The present data also indicate the importance of taking into account the nature of the allegations that children make or that have been reported. Children may not differentiate and thus not remember appropriate and inappropriate touches even if they have occurred a short while before. Of course, more research is required on children’s recall of these types of touches that occur during sanctioned interactions (toileting, rubbing of buttocks). The concern is that children’s denial of these nonmemorable experiences may provoke interviewers to use suggestive questioning techniques. Although in some cases suggestions might lead to true assents, there is also the risk that they might lead to false assents, especially for children who do not remember the touches or do not understand the semantics of the questions about touching.
Before concluding, it is necessary to emphasize the limitations of the present research. The current studies examined children’s (ages 3 through 7) recall of innocuous nonpainful touches that in some circumstances could have sexual connotations. Different types of paradigms are required to determine how HFDs influence older and younger children’s recall of genital or anal touches that are also often painful.

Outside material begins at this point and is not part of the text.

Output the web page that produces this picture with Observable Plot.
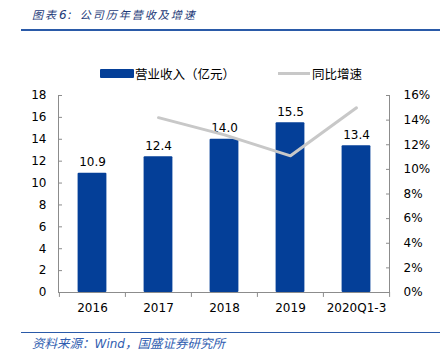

In summary, young children of the ages tested in this study demonstrated difficulty when asked to recall innocuous events that involved touching another person or being touched by another person. Children’s difficulties in reporting touches may reflect incomplete encoding of the touch and poor semantic representation of the concept touch. HFDs were not designed to overcome these difficulties and, consequently as shown by these and other studies, do not assist children in providing accurate reports about touching.
This research was supported by Grant 5R01HD52034 from National Institute of Child Health and Human Development.
I would like to thank Chuck Brainerd for his help on the article and Kate Ollerhead for her help on all aspects of this project.
1It is not a perfect match, but the studies share the following elements. All the children in Aldridge et al. (2004) had mentioned touch during the free recall with follow-up verbal questions. This is analogous to the present verbal 1 condition where children were asked open-ended questions about the magic show followed by specific questions about touching. In both studies, the HFD 2nd condition is the same with one exception. In the present study, the HFD questions repeated the specific verbal questions. In Aldridge et al., it is not known how many of the HFD questions requested information already presented in the full verbal protocol, although it is clear that the children were asked about touching in both phases of the interview.